2. Enabling Smarter Plays, Not Just More Activity
“Just make more calls” is the battle cry of a sinking ship. Sales ops counters with precision. They identify which customer segments are most likely to buy now (think: cost-saving solutions, security products in a downturn). They then arm sales with tailored content, talk tracks, and outreach sequences for those specific scenarios. They turn the sales team into a specialist unit, not a cold-calling militia.
3. The Single Source of Truth (For Everyone)
Chaos breeds conflicting stories. Sales says one thing, Finance another, and the board hears a third. Sales ops shuts this down by owning the single, data-driven narrative. They create the dashboards that show the same reality to the CEO, the CFO, and the sales VP. This alignment is, honestly, priceless when you need to make tough, fast decisions about hiring, spending, or strategy pivots.
Building a Resilient Sales Ops Function: It’s a Mindset
This isn’t just about buying fancy software. It’s a cultural shift. The best sales ops teams in turbulent times share a few traits.
| Trait | Old School Approach | Uncertainty-Ready Approach |
| Forecast Cadence | Monthly or quarterly | Weekly or even continuous |
| Primary Focus | Internal pipeline data | Blended internal/external signals |
| Communication | Static reports | Interactive, scenario-based discussions |
| Role Perception | CRM Administrator | Business Strategist & Risk Analyst |
They’re curious. They ask “what if” constantly. They have a slight paranoia about data cleanliness—because garbage in, garbage out is catastrophic when the stakes are high. And perhaps most importantly, they speak the language of both sales and finance, translating between the two.

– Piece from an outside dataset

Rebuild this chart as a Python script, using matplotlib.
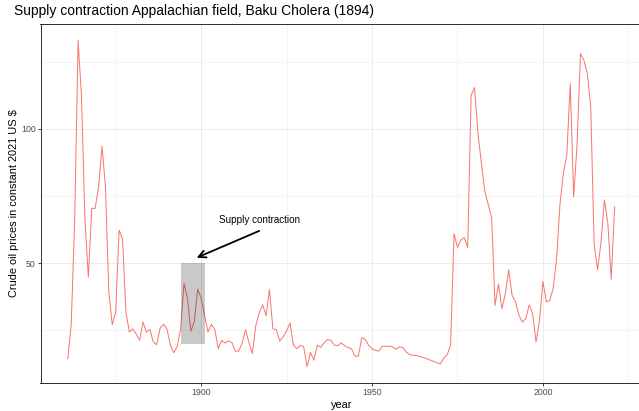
import numpy as np
import matplotlib
matplotlib.use("Agg")
import matplotlib.pyplot as plt
from matplotlib.patches import Rectangle


# crude oil prices, constant 2021 US $
YEARS = list(range(1861, 2022))
PRICES = [
    14.4, 27.4, 66.0, 133.0, 112.0, 66.3, 44.7, 70.4, 70.4, 78.6,   # 1861-1870
    93.5, 78.6, 39.1, 27.0, 31.7, 62.3, 58.9, 31.7, 24.3, 25.5,     # 1871-1880
    23.6, 21.2, 28.0, 24.3, 25.3, 20.6, 19.6, 25.8, 27.2, 25.5,     # 1881-1890
    19.4, 16.6, 18.9, 25.5, 42.5, 36.9, 24.6, 28.2, 40.3, 36.9,     # 1891-1900
    30.5, 24.3, 27.2, 25.3, 18.1, 21.2, 20.2, 21.0, 20.4, 17.2,     # 1901-1910
    17.2, 20.2, 25.2, 20.4, 16.3, 26.8, 31.4, 34.5, 30.3, 40.1,     # 1911-1920
    25.5, 25.2, 20.9, 22.5, 24.7, 27.7, 19.4, 18.1, 19.4, 18.8,     # 1921-1930
    11.4, 16.7, 13.8, 19.4, 18.6, 20.4, 21.5, 21.2, 19.4, 19.2,     # 1931-1940
    20.3, 19.2, 18.5, 18.1, 15.3, 15.3, 22.2, 21.6, 19.4, 18.1,     # 1941-1950
    17.5, 17.2, 19.0, 19.0, 19.0, 18.8, 17.9, 18.8, 18.5, 16.9,     # 1951-1960
    15.9, 15.7, 15.5, 15.2, 14.8, 14.4, 13.9, 13.4, 12.9, 12.4,     # 1961-1970
    14.6, 15.9, 19.4, 61.0, 55.8, 58.6, 59.5, 55.8, 112.5, 115.4,   # 1971-1980
    98.4, 87.3, 76.8, 71.9, 66.9, 34.2, 42.2, 33.0, 38.5, 47.5,     # 1981-1990
    37.9, 35.6, 30.5, 28.0, 29.3, 34.4, 31.1, 20.6, 28.6, 43.2,     # 1991-2000
    35.6, 36.0, 40.6, 51.5, 71.9, 83.6, 90.4, 116.9, 74.7, 94.1,    # 2001-2010
    128.0, 125.6, 120.6, 108.3, 57.0, 47.5, 57.7, 73.5, 65.0, 44.0, # 2011-2020
    71.0,                                                           # 2021
]

TITLE = "Supply contraction Appalachian field, Baku Cholera (1894)"
X_LABEL = "year"
Y_LABEL = "Crude oil prices in constant 2021 US $"
NOTE = "Supply contraction"

# shaded episode and arrow annotation
SHADE_X = (1894, 1901)
SHADE_Y = (20, 50)
ARROW_FROM = (1917, 62)
ARROW_TO = (1898.7, 52)
NOTE_AT = (1917, 66)

X_MAJOR = [1900, 1950, 2000]
X_MINOR = [1875, 1925, 1975, 2025]
Y_MAJOR = [50, 100]
Y_MINOR = [25, 75, 125]


def expanded(lo, hi, mult=0.05):
    pad = (hi - lo) * mult
    return lo - pad, hi + pad


def main():
    plt.rcParams["font.family"] = ["Liberation Sans", "DejaVu Sans"]

    W, H = 639, 411
    fig = plt.figure(figsize=(W / 72, H / 72), dpi=72)

    left, right, top, bottom = 40.5, 642, 24, 383
    ax = fig.add_axes([left / W, 1 - bottom / H, (right - left) / W, (bottom - top) / H])

    ax.plot(YEARS, PRICES, color="#F8766D", lw=1.0, zorder=3)

    ax.add_patch(Rectangle((SHADE_X[0], SHADE_Y[0]), SHADE_X[1] - SHADE_X[0],
                           SHADE_Y[1] - SHADE_Y[0], facecolor="black",
                           alpha=0.21, edgecolor="none", zorder=4))

    ax.annotate("", xy=ARROW_TO, xytext=ARROW_FROM,
                arrowprops=dict(arrowstyle="->", color="black", lw=1.8,
                                mutation_scale=18, shrinkA=0, shrinkB=0),
                zorder=5)
    ax.text(*NOTE_AT, NOTE, ha="center", va="center", fontsize=9.9, color="black")

    ax.set_xlim(*expanded(min(YEARS), max(YEARS)))
    ax.set_ylim(*expanded(min(PRICES), max(PRICES)))

    ax.set_xticks(X_MAJOR)
    ax.set_xticks(X_MINOR, minor=True)
    ax.set_yticks(Y_MAJOR)
    ax.set_yticks(Y_MINOR, minor=True)

    ax.grid(which="major", color="#EBEBEB", lw=1.0)
    ax.grid(which="minor", color="#EBEBEB", lw=0.55)
    ax.set_axisbelow(True)

    ax.tick_params(which="major", direction="out", length=2.75, width=0.9,
                   color="#333333", labelcolor="#4D4D4D", labelsize=8.8, pad=2.2)
    ax.tick_params(which="minor", length=0)

    for s in ax.spines.values():
        s.set_color("#333333")
        s.set_linewidth(1.0)

    ax.set_xlabel(X_LABEL, fontsize=11, color="black", va="center")
    ax.xaxis.set_label_coords(0.5, (bottom - 405) / (bottom - top))
    ax.set_ylabel(Y_LABEL, fontsize=11, color="black", va="center")
    ax.yaxis.set_label_coords((14 - left) / (right - left), 0.5)

    fig.text(14 / W, 1 - 11 / H, TITLE, fontsize=13.9, color="black",
             ha="left", va="center")

    fig.savefig("out.png", dpi=72, facecolor="white")


if __name__ == "__main__":
    main()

Wrapping Up: The New Center of Gravity
Look, economic uncertainty isn’t going away. It’s the new normal. In that normal, the organizations that thrive will be the ones that listen closest to the signals from their market. Sales operations, positioned right at the intersection of data, process, and customer interaction, has become that listening post.
They move the company from being reactive—buffeted by every economic gust—to being adaptive. They replace fear of the unknown with a structured understanding of probability. In doing so, they don’t just forecast revenue; they forecast stability itself. And in an uncertain world, that might be the most valuable forecast of all.